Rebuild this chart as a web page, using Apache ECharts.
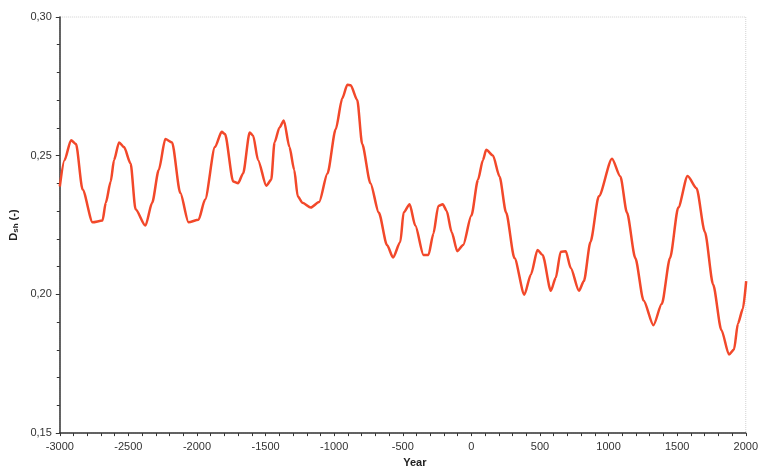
---
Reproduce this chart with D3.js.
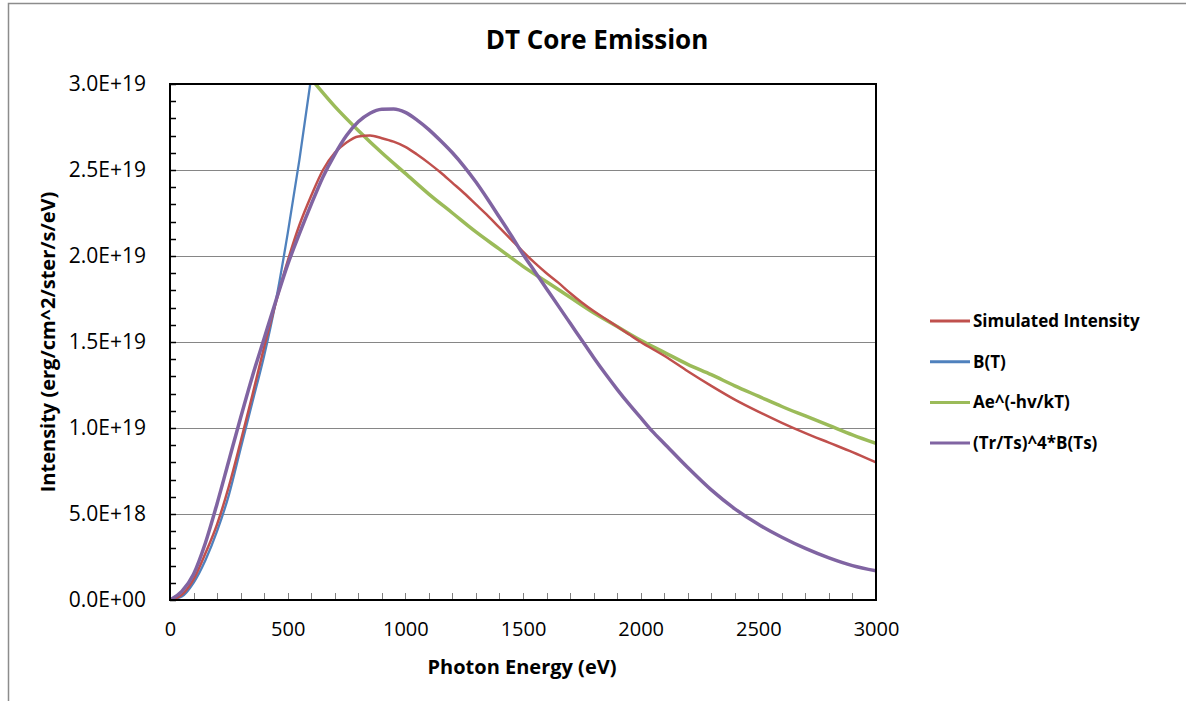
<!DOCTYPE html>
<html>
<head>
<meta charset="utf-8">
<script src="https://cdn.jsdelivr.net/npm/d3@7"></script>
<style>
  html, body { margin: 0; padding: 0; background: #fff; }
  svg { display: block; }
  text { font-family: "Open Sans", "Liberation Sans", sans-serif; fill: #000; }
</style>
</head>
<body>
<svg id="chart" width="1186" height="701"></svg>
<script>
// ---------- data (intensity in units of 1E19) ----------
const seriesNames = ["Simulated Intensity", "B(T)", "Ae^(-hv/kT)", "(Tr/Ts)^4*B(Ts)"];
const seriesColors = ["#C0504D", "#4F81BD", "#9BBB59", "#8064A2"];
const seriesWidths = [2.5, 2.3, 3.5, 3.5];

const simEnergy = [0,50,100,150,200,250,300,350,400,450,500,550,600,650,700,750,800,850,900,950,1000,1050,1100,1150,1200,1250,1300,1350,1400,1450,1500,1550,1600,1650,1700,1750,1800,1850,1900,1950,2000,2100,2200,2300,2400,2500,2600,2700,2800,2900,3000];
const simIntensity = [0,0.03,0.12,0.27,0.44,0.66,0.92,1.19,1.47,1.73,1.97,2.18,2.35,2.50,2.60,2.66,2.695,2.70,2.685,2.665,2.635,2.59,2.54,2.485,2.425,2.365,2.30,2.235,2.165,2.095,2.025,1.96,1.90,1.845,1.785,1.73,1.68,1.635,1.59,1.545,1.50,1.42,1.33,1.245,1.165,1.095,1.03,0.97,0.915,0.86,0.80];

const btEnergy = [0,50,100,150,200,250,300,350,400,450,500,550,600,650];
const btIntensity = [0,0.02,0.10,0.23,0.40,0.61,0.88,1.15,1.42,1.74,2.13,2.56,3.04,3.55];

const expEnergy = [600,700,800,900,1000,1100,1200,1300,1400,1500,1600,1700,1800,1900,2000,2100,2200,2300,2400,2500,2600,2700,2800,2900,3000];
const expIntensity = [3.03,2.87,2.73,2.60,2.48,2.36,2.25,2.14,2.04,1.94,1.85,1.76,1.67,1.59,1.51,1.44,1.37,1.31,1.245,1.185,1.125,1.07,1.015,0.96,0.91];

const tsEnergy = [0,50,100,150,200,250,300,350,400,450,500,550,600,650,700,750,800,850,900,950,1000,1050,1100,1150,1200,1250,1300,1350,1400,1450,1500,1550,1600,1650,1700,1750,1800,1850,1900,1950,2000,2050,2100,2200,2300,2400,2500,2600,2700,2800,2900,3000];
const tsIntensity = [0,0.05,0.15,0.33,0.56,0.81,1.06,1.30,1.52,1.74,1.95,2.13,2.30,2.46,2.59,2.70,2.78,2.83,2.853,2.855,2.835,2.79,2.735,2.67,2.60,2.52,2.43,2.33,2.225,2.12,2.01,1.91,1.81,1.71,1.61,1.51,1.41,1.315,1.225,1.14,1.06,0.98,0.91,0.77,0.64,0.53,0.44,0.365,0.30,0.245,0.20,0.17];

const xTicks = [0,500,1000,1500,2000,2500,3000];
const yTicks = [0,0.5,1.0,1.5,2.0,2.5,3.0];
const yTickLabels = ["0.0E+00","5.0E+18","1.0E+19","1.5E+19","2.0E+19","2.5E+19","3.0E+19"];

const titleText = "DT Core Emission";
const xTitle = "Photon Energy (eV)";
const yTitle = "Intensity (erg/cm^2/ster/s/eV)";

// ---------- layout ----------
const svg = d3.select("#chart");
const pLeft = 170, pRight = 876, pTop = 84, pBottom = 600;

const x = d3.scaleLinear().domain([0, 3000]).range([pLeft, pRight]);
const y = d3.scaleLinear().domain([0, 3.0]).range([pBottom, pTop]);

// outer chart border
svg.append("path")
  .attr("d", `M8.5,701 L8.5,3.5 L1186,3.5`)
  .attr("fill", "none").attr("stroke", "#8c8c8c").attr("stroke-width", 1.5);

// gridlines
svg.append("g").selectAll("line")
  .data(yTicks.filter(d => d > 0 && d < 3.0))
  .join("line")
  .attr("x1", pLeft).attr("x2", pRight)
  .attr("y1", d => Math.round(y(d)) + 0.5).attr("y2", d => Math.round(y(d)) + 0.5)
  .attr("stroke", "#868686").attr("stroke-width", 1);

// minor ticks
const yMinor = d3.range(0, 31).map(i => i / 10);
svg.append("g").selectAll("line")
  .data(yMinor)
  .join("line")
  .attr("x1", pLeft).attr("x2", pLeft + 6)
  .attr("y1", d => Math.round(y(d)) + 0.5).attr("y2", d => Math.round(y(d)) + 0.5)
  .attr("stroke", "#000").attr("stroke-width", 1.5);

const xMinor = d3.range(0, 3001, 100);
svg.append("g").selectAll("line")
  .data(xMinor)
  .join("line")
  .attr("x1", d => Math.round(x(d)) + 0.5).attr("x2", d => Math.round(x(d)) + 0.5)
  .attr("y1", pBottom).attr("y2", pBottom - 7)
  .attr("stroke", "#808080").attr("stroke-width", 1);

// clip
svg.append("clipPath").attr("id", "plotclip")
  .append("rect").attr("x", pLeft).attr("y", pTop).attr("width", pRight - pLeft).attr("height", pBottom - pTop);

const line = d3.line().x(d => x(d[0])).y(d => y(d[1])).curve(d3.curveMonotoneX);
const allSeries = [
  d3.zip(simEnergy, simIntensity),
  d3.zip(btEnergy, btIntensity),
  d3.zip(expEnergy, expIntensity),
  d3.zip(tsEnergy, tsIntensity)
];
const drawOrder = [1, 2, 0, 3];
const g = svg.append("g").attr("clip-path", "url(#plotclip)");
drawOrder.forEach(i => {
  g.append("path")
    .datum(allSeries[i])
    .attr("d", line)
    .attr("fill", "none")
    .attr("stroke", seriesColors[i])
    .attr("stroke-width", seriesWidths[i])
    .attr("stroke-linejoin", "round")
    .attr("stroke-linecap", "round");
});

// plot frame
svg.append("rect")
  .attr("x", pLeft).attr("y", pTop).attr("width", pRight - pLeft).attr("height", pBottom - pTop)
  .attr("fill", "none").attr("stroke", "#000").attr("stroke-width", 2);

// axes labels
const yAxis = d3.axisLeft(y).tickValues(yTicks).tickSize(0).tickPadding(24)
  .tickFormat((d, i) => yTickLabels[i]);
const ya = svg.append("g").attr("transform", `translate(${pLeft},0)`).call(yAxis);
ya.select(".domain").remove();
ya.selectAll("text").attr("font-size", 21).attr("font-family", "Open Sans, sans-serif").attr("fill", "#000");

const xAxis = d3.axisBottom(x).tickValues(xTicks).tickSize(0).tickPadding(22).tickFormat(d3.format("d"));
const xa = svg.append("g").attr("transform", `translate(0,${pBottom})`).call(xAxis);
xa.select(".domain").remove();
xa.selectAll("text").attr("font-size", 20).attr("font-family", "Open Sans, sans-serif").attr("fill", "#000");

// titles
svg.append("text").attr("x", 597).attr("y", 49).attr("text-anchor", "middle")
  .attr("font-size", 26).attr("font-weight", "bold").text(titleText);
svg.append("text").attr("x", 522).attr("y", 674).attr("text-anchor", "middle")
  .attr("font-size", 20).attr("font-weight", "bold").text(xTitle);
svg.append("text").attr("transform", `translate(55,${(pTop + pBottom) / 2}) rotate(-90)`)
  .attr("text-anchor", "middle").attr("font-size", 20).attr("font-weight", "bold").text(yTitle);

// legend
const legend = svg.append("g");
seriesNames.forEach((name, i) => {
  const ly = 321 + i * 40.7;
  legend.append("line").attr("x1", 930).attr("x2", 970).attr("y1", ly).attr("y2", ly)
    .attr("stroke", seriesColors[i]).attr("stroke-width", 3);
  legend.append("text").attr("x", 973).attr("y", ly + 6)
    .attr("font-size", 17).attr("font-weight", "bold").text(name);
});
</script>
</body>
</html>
---
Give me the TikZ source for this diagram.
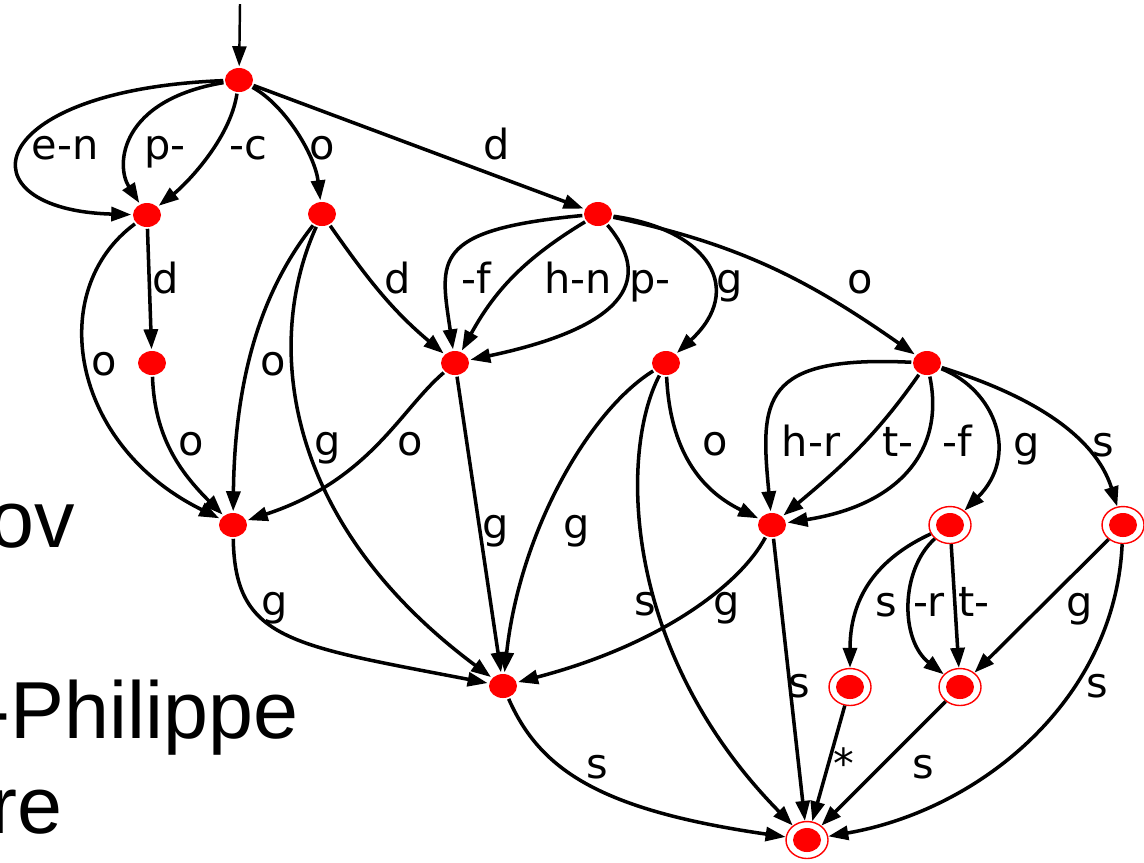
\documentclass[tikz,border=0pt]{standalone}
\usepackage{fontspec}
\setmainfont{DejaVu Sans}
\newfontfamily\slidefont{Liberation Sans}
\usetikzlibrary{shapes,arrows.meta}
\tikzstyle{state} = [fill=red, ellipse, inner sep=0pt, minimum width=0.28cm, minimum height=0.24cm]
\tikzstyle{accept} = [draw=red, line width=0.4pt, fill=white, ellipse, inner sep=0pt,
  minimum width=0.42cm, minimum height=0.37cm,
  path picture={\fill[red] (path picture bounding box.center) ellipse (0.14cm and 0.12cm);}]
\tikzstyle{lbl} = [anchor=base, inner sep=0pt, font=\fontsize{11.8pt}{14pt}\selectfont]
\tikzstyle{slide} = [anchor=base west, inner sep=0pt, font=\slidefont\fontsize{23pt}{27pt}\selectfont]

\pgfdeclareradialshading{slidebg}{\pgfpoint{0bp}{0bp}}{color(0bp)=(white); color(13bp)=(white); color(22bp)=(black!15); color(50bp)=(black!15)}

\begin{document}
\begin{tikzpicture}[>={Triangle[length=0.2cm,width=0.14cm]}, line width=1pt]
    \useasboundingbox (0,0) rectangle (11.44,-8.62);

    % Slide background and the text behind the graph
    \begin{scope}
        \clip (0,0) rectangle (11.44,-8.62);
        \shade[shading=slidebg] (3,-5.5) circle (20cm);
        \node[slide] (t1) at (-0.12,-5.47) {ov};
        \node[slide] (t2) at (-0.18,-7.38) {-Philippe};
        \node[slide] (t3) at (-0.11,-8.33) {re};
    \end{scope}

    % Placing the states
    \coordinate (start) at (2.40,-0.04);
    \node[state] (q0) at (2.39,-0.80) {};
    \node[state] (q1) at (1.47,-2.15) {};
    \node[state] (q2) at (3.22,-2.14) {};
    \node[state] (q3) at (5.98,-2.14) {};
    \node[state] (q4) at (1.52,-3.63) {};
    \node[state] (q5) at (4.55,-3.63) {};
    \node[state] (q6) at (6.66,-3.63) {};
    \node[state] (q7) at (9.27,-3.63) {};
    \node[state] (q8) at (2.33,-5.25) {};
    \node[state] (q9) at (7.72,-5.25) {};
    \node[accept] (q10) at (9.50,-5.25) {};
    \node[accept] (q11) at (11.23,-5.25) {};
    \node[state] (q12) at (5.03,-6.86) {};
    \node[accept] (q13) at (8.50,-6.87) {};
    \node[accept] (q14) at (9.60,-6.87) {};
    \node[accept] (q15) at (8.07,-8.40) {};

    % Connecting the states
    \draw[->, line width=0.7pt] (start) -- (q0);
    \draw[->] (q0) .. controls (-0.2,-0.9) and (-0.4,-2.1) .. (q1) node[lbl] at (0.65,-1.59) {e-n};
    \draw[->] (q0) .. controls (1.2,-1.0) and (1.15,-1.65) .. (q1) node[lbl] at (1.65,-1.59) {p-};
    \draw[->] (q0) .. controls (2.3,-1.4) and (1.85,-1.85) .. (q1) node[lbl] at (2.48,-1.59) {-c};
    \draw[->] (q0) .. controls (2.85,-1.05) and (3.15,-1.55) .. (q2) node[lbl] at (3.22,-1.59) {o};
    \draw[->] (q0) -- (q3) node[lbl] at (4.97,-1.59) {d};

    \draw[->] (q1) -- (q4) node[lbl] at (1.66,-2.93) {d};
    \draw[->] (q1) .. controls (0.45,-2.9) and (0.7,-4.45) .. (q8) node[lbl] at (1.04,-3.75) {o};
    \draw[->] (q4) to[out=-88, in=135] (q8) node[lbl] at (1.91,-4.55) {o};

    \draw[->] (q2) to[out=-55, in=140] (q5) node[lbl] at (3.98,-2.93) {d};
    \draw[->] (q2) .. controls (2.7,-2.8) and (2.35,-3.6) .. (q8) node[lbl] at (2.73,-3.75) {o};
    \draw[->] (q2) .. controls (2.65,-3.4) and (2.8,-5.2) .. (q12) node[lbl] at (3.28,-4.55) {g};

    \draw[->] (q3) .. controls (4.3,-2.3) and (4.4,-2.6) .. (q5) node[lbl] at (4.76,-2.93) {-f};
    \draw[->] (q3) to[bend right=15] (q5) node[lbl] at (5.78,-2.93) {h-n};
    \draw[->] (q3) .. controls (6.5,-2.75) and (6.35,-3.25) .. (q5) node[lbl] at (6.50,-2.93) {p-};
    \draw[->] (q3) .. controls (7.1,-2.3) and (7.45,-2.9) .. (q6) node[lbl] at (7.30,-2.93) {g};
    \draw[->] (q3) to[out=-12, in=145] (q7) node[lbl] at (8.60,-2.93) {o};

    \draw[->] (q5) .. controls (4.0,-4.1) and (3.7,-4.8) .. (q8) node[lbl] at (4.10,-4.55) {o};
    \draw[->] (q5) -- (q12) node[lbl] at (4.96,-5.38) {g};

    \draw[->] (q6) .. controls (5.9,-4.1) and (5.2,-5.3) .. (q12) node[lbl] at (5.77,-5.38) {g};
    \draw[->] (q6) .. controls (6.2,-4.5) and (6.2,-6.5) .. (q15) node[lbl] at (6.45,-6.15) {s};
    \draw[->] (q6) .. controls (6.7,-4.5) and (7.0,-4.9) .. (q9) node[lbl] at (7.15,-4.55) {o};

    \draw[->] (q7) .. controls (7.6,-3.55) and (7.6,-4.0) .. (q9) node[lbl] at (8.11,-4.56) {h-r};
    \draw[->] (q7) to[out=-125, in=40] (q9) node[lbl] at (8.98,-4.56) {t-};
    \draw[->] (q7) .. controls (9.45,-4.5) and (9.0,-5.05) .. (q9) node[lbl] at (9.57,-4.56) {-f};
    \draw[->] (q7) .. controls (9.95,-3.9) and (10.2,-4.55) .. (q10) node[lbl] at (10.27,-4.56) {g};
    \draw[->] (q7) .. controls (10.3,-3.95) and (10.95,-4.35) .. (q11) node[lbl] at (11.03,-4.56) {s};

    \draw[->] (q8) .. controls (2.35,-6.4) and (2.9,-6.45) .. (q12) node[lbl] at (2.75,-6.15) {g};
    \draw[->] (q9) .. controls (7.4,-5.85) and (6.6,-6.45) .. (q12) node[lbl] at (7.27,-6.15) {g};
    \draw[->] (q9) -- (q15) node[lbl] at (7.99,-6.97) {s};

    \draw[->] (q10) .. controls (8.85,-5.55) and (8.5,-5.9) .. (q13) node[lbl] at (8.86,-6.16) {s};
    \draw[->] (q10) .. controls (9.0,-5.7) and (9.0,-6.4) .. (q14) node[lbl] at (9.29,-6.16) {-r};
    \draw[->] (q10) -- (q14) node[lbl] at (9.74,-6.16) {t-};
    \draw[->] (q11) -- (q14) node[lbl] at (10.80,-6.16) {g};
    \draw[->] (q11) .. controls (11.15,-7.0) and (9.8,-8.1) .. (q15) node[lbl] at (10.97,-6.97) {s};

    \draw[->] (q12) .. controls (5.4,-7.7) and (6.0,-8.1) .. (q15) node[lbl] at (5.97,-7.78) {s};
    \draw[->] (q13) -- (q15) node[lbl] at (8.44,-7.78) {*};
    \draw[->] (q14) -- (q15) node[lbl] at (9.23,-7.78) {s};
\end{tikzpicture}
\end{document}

GIVEN INSTRUCTION —
Write out again exactly the lines above from the one with "Reproduce this chart with D3.js." through the one with "const seriesWidths = [2.5, 2.3, 3.5, 3.5];", adding no other lines and no pictures.

ANSWER TO THIS PROBLEM —
Reproduce this chart with D3.js.
<!DOCTYPE html>
<html>
<head>
<meta charset="utf-8">
<script src="https://cdn.jsdelivr.net/npm/d3@7"></script>
<style>
  html, body { margin: 0; padding: 0; background: #fff; }
  svg { display: block; }
  text { font-family: "Open Sans", "Liberation Sans", sans-serif; fill: #000; }
</style>
</head>
<body>
<svg id="chart" width="1186" height="701"></svg>
<script>
// ---------- data (intensity in units of 1E19) ----------
const seriesNames = ["Simulated Intensity", "B(T)", "Ae^(-hv/kT)", "(Tr/Ts)^4*B(Ts)"];
const seriesColors = ["#C0504D", "#4F81BD", "#9BBB59", "#8064A2"];
const seriesWidths = [2.5, 2.3, 3.5, 3.5];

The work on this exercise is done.